PROBLEM REQUIREMENTS:
Strip the pictures and reproduce the rest of the listing exactly.

PROVIDED DATA:
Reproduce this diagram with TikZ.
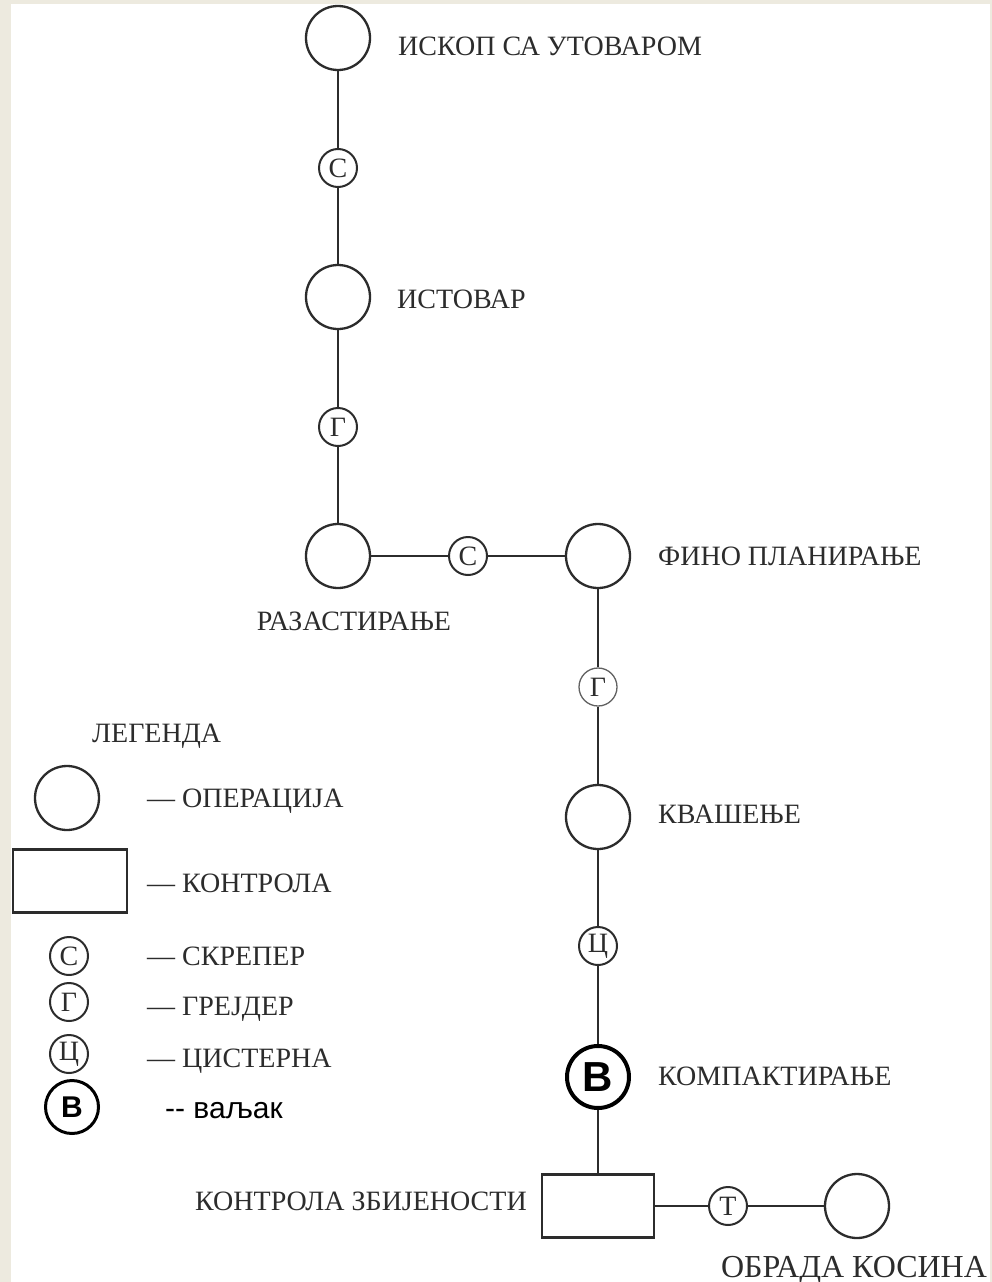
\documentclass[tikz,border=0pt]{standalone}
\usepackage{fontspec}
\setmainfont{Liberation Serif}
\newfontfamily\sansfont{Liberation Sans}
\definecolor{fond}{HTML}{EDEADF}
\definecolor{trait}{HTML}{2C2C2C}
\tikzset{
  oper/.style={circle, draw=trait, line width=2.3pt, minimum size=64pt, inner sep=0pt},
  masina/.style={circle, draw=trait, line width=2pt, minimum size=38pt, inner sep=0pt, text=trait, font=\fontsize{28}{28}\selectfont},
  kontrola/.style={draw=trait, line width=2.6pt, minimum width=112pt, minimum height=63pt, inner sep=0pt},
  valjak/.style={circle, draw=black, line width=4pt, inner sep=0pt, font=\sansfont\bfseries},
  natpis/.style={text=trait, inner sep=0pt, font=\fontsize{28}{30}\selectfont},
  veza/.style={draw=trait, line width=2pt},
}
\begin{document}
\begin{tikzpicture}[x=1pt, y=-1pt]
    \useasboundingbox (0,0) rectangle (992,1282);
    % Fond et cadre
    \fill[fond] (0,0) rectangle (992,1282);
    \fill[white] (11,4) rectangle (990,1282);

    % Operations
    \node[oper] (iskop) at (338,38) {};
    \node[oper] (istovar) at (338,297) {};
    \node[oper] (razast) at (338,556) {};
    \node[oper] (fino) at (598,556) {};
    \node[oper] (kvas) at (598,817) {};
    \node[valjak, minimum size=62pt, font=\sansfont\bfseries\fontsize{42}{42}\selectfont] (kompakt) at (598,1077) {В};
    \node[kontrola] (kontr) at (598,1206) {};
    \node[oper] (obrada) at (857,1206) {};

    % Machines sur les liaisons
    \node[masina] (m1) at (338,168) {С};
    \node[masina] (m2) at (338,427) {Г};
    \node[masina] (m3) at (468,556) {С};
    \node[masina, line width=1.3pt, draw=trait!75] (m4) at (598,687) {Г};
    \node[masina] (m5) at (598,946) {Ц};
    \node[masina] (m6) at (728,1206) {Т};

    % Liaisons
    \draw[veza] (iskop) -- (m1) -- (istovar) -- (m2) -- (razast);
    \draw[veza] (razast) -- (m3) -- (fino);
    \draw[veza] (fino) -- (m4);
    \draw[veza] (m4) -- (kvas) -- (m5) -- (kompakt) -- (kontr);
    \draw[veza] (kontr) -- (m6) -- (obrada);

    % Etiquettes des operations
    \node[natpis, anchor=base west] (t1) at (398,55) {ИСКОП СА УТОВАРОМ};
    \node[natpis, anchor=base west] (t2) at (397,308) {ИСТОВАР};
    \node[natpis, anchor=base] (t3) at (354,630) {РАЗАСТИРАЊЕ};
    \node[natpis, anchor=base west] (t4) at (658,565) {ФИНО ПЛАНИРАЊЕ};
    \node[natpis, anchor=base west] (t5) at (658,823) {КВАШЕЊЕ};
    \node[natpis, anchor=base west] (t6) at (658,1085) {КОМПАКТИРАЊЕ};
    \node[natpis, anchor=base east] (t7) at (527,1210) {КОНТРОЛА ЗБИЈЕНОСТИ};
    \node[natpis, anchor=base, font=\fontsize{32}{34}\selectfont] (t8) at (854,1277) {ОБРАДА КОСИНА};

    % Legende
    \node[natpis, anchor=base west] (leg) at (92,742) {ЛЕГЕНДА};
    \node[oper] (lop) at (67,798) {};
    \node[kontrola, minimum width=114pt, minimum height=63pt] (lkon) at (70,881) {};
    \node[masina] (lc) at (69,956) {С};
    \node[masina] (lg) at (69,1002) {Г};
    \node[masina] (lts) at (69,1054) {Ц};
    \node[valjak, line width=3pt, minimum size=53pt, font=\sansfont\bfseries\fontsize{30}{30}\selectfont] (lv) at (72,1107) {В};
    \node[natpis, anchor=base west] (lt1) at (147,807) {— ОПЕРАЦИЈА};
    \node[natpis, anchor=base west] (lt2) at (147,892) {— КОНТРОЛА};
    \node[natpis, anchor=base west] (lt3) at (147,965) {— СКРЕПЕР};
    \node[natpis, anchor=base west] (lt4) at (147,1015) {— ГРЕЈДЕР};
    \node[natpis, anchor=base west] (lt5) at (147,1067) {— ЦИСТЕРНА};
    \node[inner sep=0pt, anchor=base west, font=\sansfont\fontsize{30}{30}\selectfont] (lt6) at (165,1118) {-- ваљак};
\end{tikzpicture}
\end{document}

RESULT:
Reproduce this diagram with TikZ.
\documentclass[tikz,border=0pt]{standalone}
\usepackage{fontspec}
\setmainfont{Liberation Serif}
\newfontfamily\sansfont{Liberation Sans}
\definecolor{fond}{HTML}{EDEADF}
\definecolor{trait}{HTML}{2C2C2C}
\tikzset{
  oper/.style={circle, draw=trait, line width=2.3pt, minimum size=64pt, inner sep=0pt},
  masina/.style={circle, draw=trait, line width=2pt, minimum size=38pt, inner sep=0pt, text=trait, font=\fontsize{28}{28}\selectfont},
  kontrola/.style={draw=trait, line width=2.6pt, minimum width=112pt, minimum height=63pt, inner sep=0pt},
  valjak/.style={circle, draw=black, line width=4pt, inner sep=0pt, font=\sansfont\bfseries},
  natpis/.style={text=trait, inner sep=0pt, font=\fontsize{28}{30}\selectfont},
  veza/.style={draw=trait, line width=2pt},
}
\begin{document}
\begin{tikzpicture}[x=1pt, y=-1pt]
    \useasboundingbox (0,0) rectangle (992,1282);
    % Fond et cadre
    \fill[fond] (0,0) rectangle (992,1282);
    \fill[white] (11,4) rectangle (990,1282);

    % Operations
    \node[oper] (iskop) at (338,38) {};
    \node[oper] (istovar) at (338,297) {};
    \node[oper] (razast) at (338,556) {};
    \node[oper] (fino) at (598,556) {};
    \node[oper] (kvas) at (598,817) {};
    \node[valjak, minimum size=62pt, font=\sansfont\bfseries\fontsize{42}{42}\selectfont] (kompakt) at (598,1077) {В};
    \node[kontrola] (kontr) at (598,1206) {};
    \node[oper] (obrada) at (857,1206) {};

    % Machines sur les liaisons
    \node[masina] (m1) at (338,168) {С};
    \node[masina] (m2) at (338,427) {Г};
    \node[masina] (m3) at (468,556) {С};
    \node[masina, line width=1.3pt, draw=trait!75] (m4) at (598,687) {Г};
    \node[masina] (m5) at (598,946) {Ц};
    \node[masina] (m6) at (728,1206) {Т};

    % Liaisons
    \draw[veza] (iskop) -- (m1) -- (istovar) -- (m2) -- (razast);
    \draw[veza] (razast) -- (m3) -- (fino);
    \draw[veza] (fino) -- (m4);
    \draw[veza] (m4) -- (kvas) -- (m5) -- (kompakt) -- (kontr);
    \draw[veza] (kontr) -- (m6) -- (obrada);

    % Etiquettes des operations
    \node[natpis, anchor=base west] (t1) at (398,55) {ИСКОП СА УТОВАРОМ};
    \node[natpis, anchor=base west] (t2) at (397,308) {ИСТОВАР};
    \node[natpis, anchor=base] (t3) at (354,630) {РАЗАСТИРАЊЕ};
    \node[natpis, anchor=base west] (t4) at (658,565) {ФИНО ПЛАНИРАЊЕ};
    \node[natpis, anchor=base west] (t5) at (658,823) {КВАШЕЊЕ};
    \node[natpis, anchor=base west] (t6) at (658,1085) {КОМПАКТИРАЊЕ};
    \node[natpis, anchor=base east] (t7) at (527,1210) {КОНТРОЛА ЗБИЈЕНОСТИ};
    \node[natpis, anchor=base, font=\fontsize{32}{34}\selectfont] (t8) at (854,1277) {ОБРАДА КОСИНА};

    % Legende
    \node[natpis, anchor=base west] (leg) at (92,742) {ЛЕГЕНДА};
    \node[oper] (lop) at (67,798) {};
    \node[kontrola, minimum width=114pt, minimum height=63pt] (lkon) at (70,881) {};
    \node[masina] (lc) at (69,956) {С};
    \node[masina] (lg) at (69,1002) {Г};
    \node[masina] (lts) at (69,1054) {Ц};
    \node[valjak, line width=3pt, minimum size=53pt, font=\sansfont\bfseries\fontsize{30}{30}\selectfont] (lv) at (72,1107) {В};
    \node[natpis, anchor=base west] (lt1) at (147,807) {— ОПЕРАЦИЈА};
    \node[natpis, anchor=base west] (lt2) at (147,892) {— КОНТРОЛА};
    \node[natpis, anchor=base west] (lt3) at (147,965) {— СКРЕПЕР};
    \node[natpis, anchor=base west] (lt4) at (147,1015) {— ГРЕЈДЕР};
    \node[natpis, anchor=base west] (lt5) at (147,1067) {— ЦИСТЕРНА};
    \node[inner sep=0pt, anchor=base west, font=\sansfont\fontsize{30}{30}\selectfont] (lt6) at (165,1118) {-- ваљак};
\end{tikzpicture}
\end{document}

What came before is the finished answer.